Mean Absolute Percentage Error (MAPE): Instantaneous power/energy estimation errors are ≤ 7.5% for PMC-based models (Mazzola et al., 2024), ≤ 4.36% in architecture-level decoupled models (Zhang et al., 17 Aug 2025), and ≤ 5% for datacenter per-PDU models (Radovanovic et al., 2021).
Coefficient of Determination ( $R^2$ ): Values ≥ 0.92 are observed for regression models fitted to real or synthetic experimental data (Masoudi et al., 28 May 2025, Zhang et al., 17 Aug 2025).
Cross-Validation and Hold-Out Testing: Pipelines enforce rigorous split validation (e.g., daily retrains, multi-platform generalization trials), with outlier detection and drift monitoring (Radovanovic et al., 2021).
Online Performance: Kernel-integrated solutions (Runmeter) incur runtime overhead of ≪1% CPU time even at peak load, with idle overhead below 0.04% (Mazzola et al., 2024); container models halve cross-validation error relative to heuristic baselines (Choochotkaew et al., 2024).

Systematization includes regular retraining or parameter refreshing (e.g., daily in datacenter pipelines), monitoring for error drift and automatic reversion, and periodic recalibration upon hardware upgrades or new workload types.

6. Practical Impact and Application Scenarios

Deployed power modeling pipelines are central to a spectrum of advanced use-cases:

Dynamic Power Management and Scheduling: Sub-millisecond feedback of analytical and measured power models enables DPM, power-aware task scheduling, DVFS, and core parking decisions (Mazzola et al., 2024).
Capacity Planning and Rightsizing: Datacenter-scale pipelines inform the provisioning of Power Distribution Units (PDUs), server fleet expansion, and carbon/cost budgeting, with interpretable model features feeding directly into optimization formulations (Radovanovic et al., 2021).
Reuse Optimization in Pipelines: Identification of common policy-enforcement or data-masking stages across federated pipelines underpins energy saving through computation sharing, with simulated cross-organizational energy reduction up to 35% (Masoudi et al., 28 May 2025).
Real-Time Labeling and Anomaly Detection: HPC/Exascale telemetry pipelines provide near-real-time feedback of job power profiles and anomaly detection through low-dimensional embeddings and clustered context-aware classification (Karimi et al., 2024).
Analytical Exploration and Early Design: In early-stage CPU architecture or FPGA design, pipelines facilitate rapid what-if power estimation, enabling efficient design-space exploration with high-fidelity predictions from sparse benchmark data (Zhang et al., 17 Aug 2025, Lin et al., 2020).

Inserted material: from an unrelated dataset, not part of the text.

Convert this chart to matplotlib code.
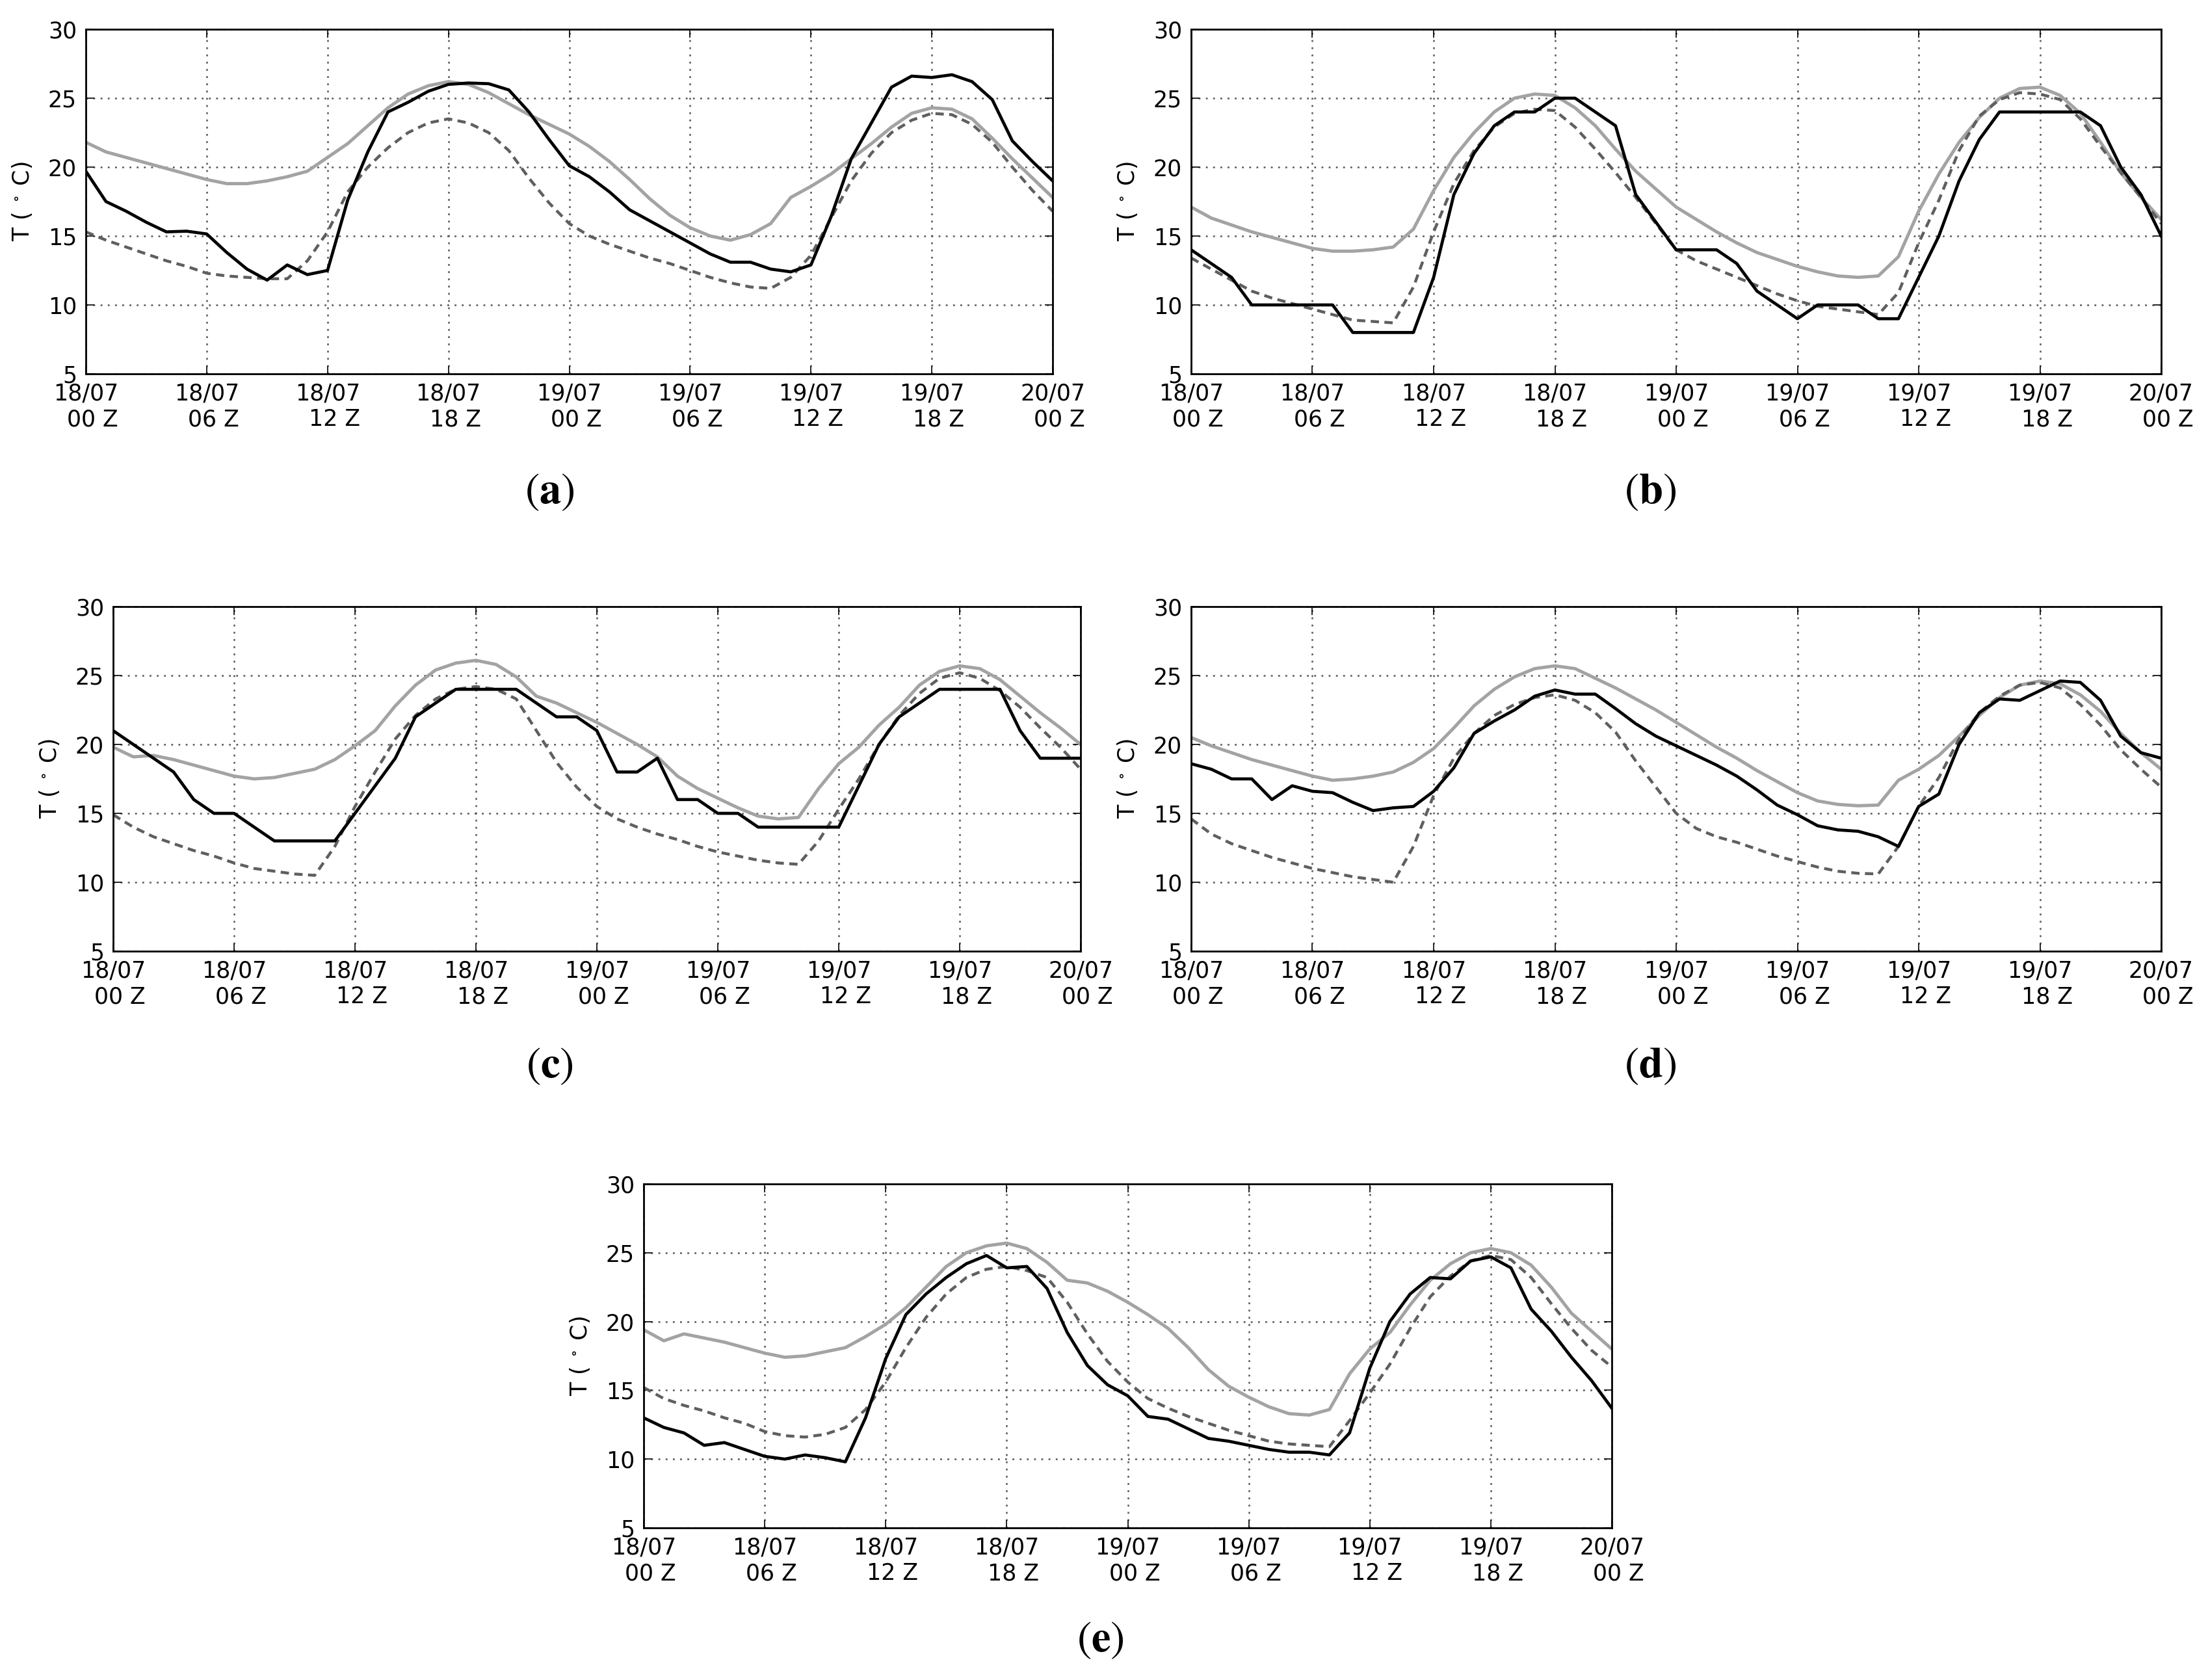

7. Limitations and Prospects

State-of-the-art power modeling pipelines are not without limitations:

Hardware and Configuration Dependence: Many approaches require at least a small number of golden measurements on the target hardware (e.g., for PMC/RTL activity calibration), though few-shot learning and structural decoupling diminish the data burden (Zhang et al., 17 Aug 2025).
Linearity and Stationarity Assumptions: The accuracy of linear and tree-based regressors assumes stable hardware and workload characteristics. Extreme resource saturation, unmodeled adaptive behaviors, or multi-tenant interference remain sources of error (Masoudi et al., 28 May 2025, Choochotkaew et al., 2024).
Instrumentation Constraints: PMU multiplexing limits, kernel hook latencies, and platform-specific monitoring capabilities may bound estimator resolution, especially in highly heterogeneous or virtualized deployments.
Generality Across Domains: While pipelines are now highly automated, further generalization—e.g., to novel microarchitectures, multi-tenant accelerators, or extended power-group decouplings—remains an open research topic (Zhang et al., 17 Aug 2025).

Subsequent directions include integration of analytical power formulas with learned models, federated/active training to reduce generalization error, and extension to accelerator-centric or exascale-class deployments. All indications are that systematic, automated power modeling pipelines are foundational for robust, energy-optimized, and sustainable cyberinfrastructure spanning modern computing’s entire vertical stack.